══ PROVIDED MATERIAL ══
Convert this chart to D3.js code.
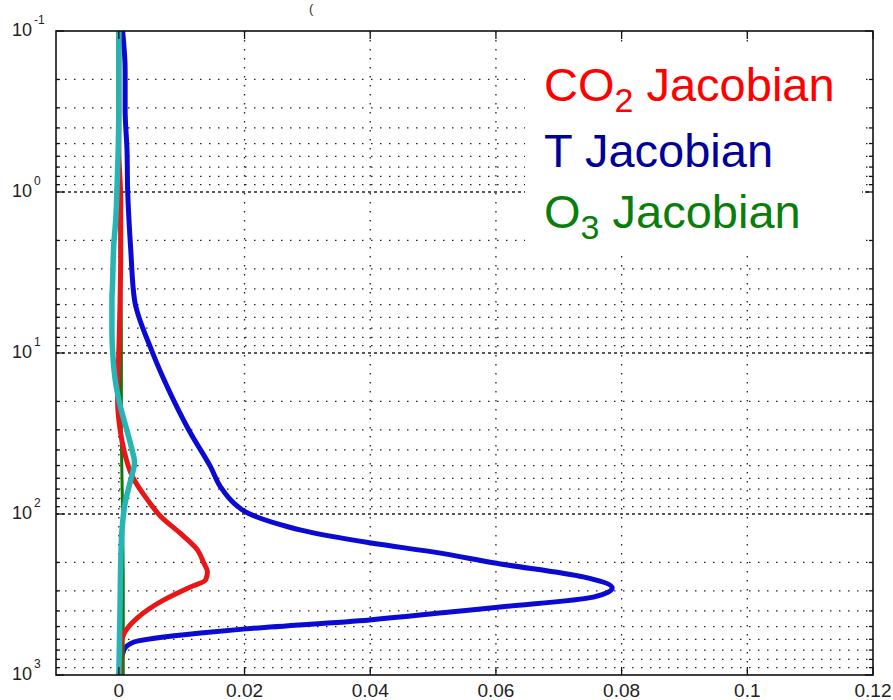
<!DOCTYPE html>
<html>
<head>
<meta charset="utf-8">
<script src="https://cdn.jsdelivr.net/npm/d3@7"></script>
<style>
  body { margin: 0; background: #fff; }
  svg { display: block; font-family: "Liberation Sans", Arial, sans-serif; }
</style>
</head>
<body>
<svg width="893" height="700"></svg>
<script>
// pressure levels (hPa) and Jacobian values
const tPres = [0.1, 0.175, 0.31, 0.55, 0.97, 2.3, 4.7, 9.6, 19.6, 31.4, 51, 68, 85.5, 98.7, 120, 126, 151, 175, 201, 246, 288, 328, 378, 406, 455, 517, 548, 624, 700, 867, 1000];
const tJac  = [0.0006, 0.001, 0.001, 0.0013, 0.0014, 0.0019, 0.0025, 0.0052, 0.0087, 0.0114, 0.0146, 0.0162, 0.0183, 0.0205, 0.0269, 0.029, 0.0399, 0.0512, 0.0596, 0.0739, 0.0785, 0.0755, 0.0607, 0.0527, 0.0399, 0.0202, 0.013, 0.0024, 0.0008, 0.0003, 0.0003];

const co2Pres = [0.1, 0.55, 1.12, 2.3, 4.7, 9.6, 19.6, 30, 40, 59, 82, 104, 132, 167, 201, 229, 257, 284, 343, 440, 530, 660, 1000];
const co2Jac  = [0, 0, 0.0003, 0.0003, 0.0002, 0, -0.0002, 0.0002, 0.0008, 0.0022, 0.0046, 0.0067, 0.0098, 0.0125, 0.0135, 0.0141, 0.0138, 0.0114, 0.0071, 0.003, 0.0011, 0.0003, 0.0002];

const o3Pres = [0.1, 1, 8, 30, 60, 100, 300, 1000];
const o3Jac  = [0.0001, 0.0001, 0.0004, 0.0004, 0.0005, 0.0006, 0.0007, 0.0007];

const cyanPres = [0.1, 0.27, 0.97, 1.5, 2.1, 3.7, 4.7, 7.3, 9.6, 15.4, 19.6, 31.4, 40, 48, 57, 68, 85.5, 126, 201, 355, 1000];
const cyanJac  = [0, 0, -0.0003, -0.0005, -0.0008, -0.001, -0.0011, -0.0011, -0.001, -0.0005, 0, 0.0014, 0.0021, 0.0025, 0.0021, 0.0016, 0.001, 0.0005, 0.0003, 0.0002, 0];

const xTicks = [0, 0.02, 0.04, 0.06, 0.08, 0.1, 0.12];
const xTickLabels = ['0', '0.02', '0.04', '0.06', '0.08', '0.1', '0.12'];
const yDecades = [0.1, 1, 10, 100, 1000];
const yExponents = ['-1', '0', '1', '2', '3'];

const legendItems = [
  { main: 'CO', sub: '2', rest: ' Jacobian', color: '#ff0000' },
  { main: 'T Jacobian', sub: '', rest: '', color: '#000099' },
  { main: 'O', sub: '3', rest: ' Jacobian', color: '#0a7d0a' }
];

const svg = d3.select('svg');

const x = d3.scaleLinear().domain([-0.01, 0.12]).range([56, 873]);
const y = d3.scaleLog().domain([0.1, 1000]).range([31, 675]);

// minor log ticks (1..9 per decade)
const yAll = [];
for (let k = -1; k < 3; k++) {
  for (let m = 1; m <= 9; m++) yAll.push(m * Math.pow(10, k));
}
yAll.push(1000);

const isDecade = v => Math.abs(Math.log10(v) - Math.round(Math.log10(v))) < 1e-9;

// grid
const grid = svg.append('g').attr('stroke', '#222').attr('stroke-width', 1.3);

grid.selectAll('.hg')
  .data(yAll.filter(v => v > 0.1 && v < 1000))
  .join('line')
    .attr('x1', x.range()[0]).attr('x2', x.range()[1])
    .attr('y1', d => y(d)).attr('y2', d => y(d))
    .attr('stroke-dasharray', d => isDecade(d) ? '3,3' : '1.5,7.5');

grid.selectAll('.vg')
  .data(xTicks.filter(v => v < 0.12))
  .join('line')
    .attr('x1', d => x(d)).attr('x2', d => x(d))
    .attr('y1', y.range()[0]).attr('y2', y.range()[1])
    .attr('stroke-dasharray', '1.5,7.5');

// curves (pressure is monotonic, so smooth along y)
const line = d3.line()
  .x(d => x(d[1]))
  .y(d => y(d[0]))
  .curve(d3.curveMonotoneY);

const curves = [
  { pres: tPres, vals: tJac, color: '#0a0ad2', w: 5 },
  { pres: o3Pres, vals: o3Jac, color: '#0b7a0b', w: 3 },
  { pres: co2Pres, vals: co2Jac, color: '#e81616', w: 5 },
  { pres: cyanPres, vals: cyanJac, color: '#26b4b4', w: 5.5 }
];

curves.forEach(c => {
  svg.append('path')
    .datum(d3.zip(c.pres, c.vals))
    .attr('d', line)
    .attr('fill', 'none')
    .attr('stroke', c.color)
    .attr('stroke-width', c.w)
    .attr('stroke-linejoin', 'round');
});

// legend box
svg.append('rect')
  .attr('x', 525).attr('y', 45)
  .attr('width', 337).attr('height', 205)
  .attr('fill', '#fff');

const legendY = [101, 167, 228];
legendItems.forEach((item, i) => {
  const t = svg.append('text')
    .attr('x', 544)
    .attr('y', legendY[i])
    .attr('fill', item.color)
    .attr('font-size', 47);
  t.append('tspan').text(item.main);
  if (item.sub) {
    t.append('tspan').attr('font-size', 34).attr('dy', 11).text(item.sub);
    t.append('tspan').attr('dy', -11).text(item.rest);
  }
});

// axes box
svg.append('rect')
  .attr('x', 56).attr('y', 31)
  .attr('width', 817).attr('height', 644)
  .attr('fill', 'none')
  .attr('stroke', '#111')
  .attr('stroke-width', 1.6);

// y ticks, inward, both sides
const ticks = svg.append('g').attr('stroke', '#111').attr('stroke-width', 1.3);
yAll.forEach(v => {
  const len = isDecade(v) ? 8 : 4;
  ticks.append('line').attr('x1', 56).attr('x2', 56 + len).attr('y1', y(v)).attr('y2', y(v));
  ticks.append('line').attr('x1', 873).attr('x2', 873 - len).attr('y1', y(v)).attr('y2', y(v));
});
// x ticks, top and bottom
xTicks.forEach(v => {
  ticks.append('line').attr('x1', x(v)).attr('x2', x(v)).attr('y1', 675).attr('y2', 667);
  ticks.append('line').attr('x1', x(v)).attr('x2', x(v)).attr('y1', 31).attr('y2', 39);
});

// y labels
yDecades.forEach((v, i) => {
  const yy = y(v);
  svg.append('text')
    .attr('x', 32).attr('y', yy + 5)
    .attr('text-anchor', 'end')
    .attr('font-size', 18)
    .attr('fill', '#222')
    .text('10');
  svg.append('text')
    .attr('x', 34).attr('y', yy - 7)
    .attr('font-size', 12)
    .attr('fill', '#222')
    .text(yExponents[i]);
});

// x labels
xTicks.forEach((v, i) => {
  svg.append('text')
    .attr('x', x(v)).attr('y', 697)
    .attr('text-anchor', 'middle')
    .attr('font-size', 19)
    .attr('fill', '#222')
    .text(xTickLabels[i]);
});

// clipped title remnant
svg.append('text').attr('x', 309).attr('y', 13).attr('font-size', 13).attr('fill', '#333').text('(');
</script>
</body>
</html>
═══
• REQUIRED TASK
Restate exactly, please, only the lines between the start of the data and the line containing "0.0008, 0.0003, 0.0003];", both ends included, skipping the pictures.

• TASK ANSWER
Convert this chart to D3.js code.
<!DOCTYPE html>
<html>
<head>
<meta charset="utf-8">
<script src="https://cdn.jsdelivr.net/npm/d3@7"></script>
<style>
  body { margin: 0; background: #fff; }
  svg { display: block; font-family: "Liberation Sans", Arial, sans-serif; }
</style>
</head>
<body>
<svg width="893" height="700"></svg>
<script>
// pressure levels (hPa) and Jacobian values
const tPres = [0.1, 0.175, 0.31, 0.55, 0.97, 2.3, 4.7, 9.6, 19.6, 31.4, 51, 68, 85.5, 98.7, 120, 126, 151, 175, 201, 246, 288, 328, 378, 406, 455, 517, 548, 624, 700, 867, 1000];
const tJac  = [0.0006, 0.001, 0.001, 0.0013, 0.0014, 0.0019, 0.0025, 0.0052, 0.0087, 0.0114, 0.0146, 0.0162, 0.0183, 0.0205, 0.0269, 0.029, 0.0399, 0.0512, 0.0596, 0.0739, 0.0785, 0.0755, 0.0607, 0.0527, 0.0399, 0.0202, 0.013, 0.0024, 0.0008, 0.0003, 0.0003];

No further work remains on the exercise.